◆ **What the task asks**: Leave out the pictures and transcribe everything else exactly.

────

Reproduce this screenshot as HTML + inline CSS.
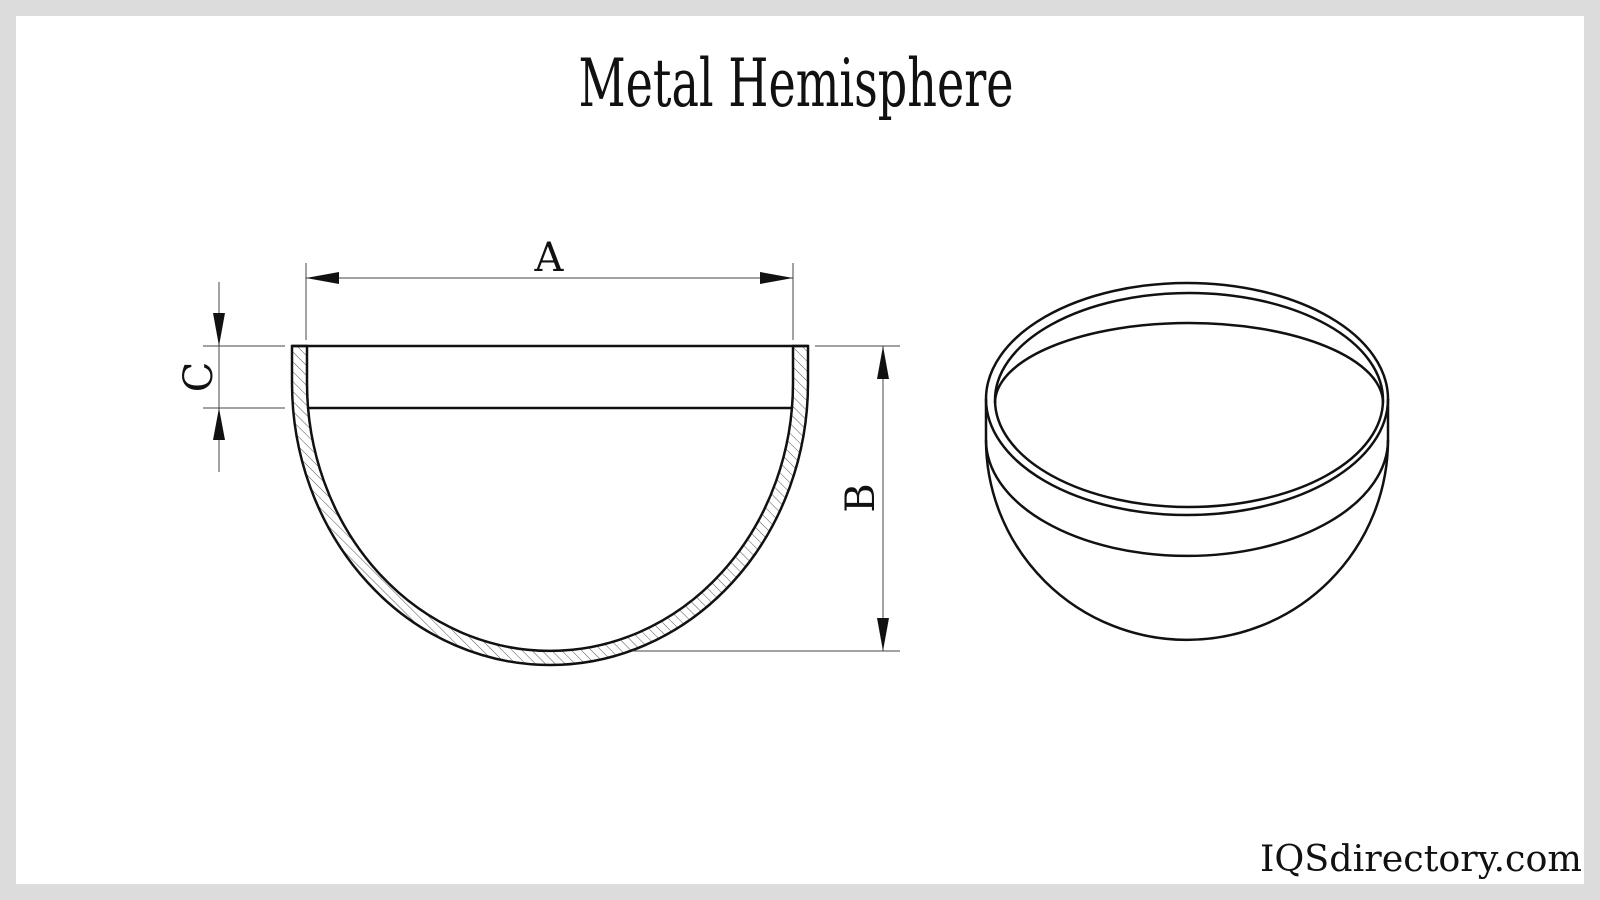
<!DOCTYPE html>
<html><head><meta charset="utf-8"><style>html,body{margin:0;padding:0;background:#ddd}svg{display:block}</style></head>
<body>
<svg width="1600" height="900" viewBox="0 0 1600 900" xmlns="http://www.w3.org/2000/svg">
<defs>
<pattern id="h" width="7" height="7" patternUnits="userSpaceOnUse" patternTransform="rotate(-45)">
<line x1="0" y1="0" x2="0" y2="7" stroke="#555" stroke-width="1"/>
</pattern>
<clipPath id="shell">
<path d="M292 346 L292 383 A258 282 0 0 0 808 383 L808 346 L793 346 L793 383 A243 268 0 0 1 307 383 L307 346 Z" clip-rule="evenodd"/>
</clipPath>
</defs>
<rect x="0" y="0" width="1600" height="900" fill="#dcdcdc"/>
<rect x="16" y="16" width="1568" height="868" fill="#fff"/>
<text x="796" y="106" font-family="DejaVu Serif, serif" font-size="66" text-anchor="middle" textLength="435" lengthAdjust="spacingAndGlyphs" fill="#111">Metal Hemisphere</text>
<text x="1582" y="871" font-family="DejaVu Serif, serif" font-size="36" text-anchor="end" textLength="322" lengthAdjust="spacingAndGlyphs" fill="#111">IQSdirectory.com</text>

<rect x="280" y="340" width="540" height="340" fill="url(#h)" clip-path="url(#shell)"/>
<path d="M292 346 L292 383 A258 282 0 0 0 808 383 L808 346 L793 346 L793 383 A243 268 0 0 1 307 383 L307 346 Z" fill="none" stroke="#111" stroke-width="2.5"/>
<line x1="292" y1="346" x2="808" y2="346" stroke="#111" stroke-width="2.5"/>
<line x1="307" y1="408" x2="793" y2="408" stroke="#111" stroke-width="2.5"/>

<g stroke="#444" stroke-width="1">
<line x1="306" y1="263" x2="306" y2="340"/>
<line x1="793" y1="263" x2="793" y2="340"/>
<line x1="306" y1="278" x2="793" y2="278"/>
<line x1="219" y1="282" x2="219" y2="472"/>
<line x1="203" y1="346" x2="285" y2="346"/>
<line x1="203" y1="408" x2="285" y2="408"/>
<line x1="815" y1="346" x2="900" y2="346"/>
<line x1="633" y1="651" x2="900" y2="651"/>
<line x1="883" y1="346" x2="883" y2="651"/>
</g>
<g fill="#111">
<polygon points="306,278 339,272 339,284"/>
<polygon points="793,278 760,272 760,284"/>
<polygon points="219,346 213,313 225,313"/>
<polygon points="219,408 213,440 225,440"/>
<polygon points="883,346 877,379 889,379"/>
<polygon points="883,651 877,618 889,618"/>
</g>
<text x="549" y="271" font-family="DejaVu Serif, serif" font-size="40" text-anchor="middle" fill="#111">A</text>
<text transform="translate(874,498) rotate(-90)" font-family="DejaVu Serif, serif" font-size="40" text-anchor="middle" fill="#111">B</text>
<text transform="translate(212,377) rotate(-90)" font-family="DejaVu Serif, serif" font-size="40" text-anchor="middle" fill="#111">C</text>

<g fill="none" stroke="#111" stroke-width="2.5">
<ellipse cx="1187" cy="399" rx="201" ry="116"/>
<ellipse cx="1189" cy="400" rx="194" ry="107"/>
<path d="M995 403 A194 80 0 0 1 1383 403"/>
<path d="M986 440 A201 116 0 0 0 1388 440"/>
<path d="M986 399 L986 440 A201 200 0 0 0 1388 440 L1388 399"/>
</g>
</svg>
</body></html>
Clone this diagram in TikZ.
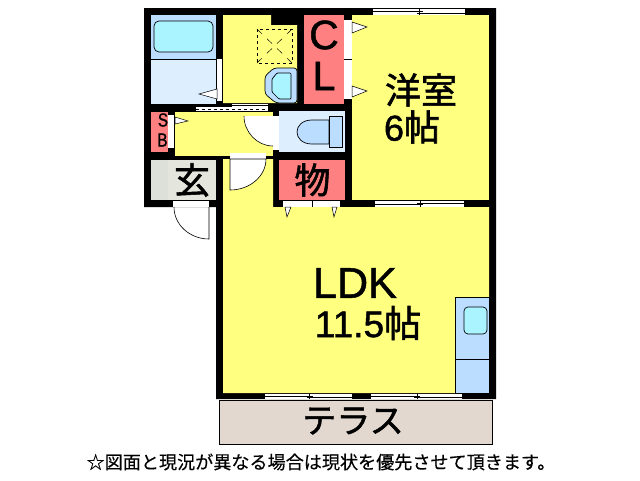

────

◆ **Solution for this task**:
Reproduce this screenshot as HTML + inline CSS.
<!DOCTYPE html>
<html><head><meta charset="utf-8"><style>html,body{margin:0;padding:0;background:#ddd}svg{display:block}</style></head>
<body>
<svg width="1600" height="900" viewBox="0 0 1600 900" xmlns="http://www.w3.org/2000/svg">
<defs>
<pattern id="h" width="7" height="7" patternUnits="userSpaceOnUse" patternTransform="rotate(-45)">
<line x1="0" y1="0" x2="0" y2="7" stroke="#555" stroke-width="1"/>
</pattern>
<clipPath id="shell">
<path d="M292 346 L292 383 A258 282 0 0 0 808 383 L808 346 L793 346 L793 383 A243 268 0 0 1 307 383 L307 346 Z" clip-rule="evenodd"/>
</clipPath>
</defs>
<rect x="0" y="0" width="1600" height="900" fill="#dcdcdc"/>
<rect x="16" y="16" width="1568" height="868" fill="#fff"/>
<text x="796" y="106" font-family="DejaVu Serif, serif" font-size="66" text-anchor="middle" textLength="435" lengthAdjust="spacingAndGlyphs" fill="#111">Metal Hemisphere</text>
<text x="1582" y="871" font-family="DejaVu Serif, serif" font-size="36" text-anchor="end" textLength="322" lengthAdjust="spacingAndGlyphs" fill="#111">IQSdirectory.com</text>

<rect x="280" y="340" width="540" height="340" fill="url(#h)" clip-path="url(#shell)"/>
<path d="M292 346 L292 383 A258 282 0 0 0 808 383 L808 346 L793 346 L793 383 A243 268 0 0 1 307 383 L307 346 Z" fill="none" stroke="#111" stroke-width="2.5"/>
<line x1="292" y1="346" x2="808" y2="346" stroke="#111" stroke-width="2.5"/>
<line x1="307" y1="408" x2="793" y2="408" stroke="#111" stroke-width="2.5"/>

<g stroke="#444" stroke-width="1">
<line x1="306" y1="263" x2="306" y2="340"/>
<line x1="793" y1="263" x2="793" y2="340"/>
<line x1="306" y1="278" x2="793" y2="278"/>
<line x1="219" y1="282" x2="219" y2="472"/>
<line x1="203" y1="346" x2="285" y2="346"/>
<line x1="203" y1="408" x2="285" y2="408"/>
<line x1="815" y1="346" x2="900" y2="346"/>
<line x1="633" y1="651" x2="900" y2="651"/>
<line x1="883" y1="346" x2="883" y2="651"/>
</g>
<g fill="#111">
<polygon points="306,278 339,272 339,284"/>
<polygon points="793,278 760,272 760,284"/>
<polygon points="219,346 213,313 225,313"/>
<polygon points="219,408 213,440 225,440"/>
<polygon points="883,346 877,379 889,379"/>
<polygon points="883,651 877,618 889,618"/>
</g>
<text x="549" y="271" font-family="DejaVu Serif, serif" font-size="40" text-anchor="middle" fill="#111">A</text>
<text transform="translate(874,498) rotate(-90)" font-family="DejaVu Serif, serif" font-size="40" text-anchor="middle" fill="#111">B</text>
<text transform="translate(212,377) rotate(-90)" font-family="DejaVu Serif, serif" font-size="40" text-anchor="middle" fill="#111">C</text>

<g fill="none" stroke="#111" stroke-width="2.5">
<ellipse cx="1187" cy="399" rx="201" ry="116"/>
<ellipse cx="1189" cy="400" rx="194" ry="107"/>
<path d="M995 403 A194 80 0 0 1 1383 403"/>
<path d="M986 440 A201 116 0 0 0 1388 440"/>
<path d="M986 399 L986 440 A201 200 0 0 0 1388 440 L1388 399"/>
</g>
</svg>
</body></html>
Clone this diagram in TikZ.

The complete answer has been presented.